Craigslist has been the subject of much unflattering press after it emerged that accused killers had lured their victims using the Web site. Critics have accused the site of profiting from prostitution through the erotic ads section. Newmark has introduced some barriers, but some say not enough is being done. Newmark disagrees and says the company has detailed its response on its blog.
Newmark, a self-described nerd "who grew up wearing a plastic pocket protector and thick black glasses," lived in New Jersey for 40 years before moving around and eventually settling in San Francisco.
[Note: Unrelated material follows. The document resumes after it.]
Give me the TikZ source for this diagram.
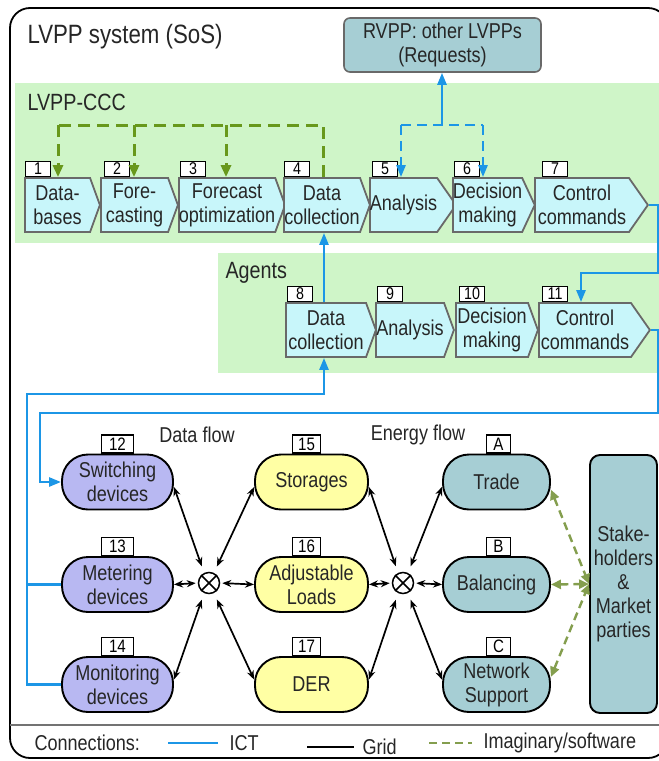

There, his idea came to fruition.
"I had a single good idea of an events list for the San Francisco area," he says. "Then, I listened to suggestions and did something about 'em."
That events list for San Francisco morphed into the world's largest source of classified advertising. Craigslist now operates in 50 countries and gets more than 20 billion page views per month.
Newmark says the Silicon Valley's culture of collaboration made his success possible.
"People work with each other to some extent even if you might be competitors," he says. "There's a great acceptance of failure in the sense that there's some expectation in that you'll start a venture, you may succeed, you may fail. There's no stigma attached to it. You just start on something new after you fail."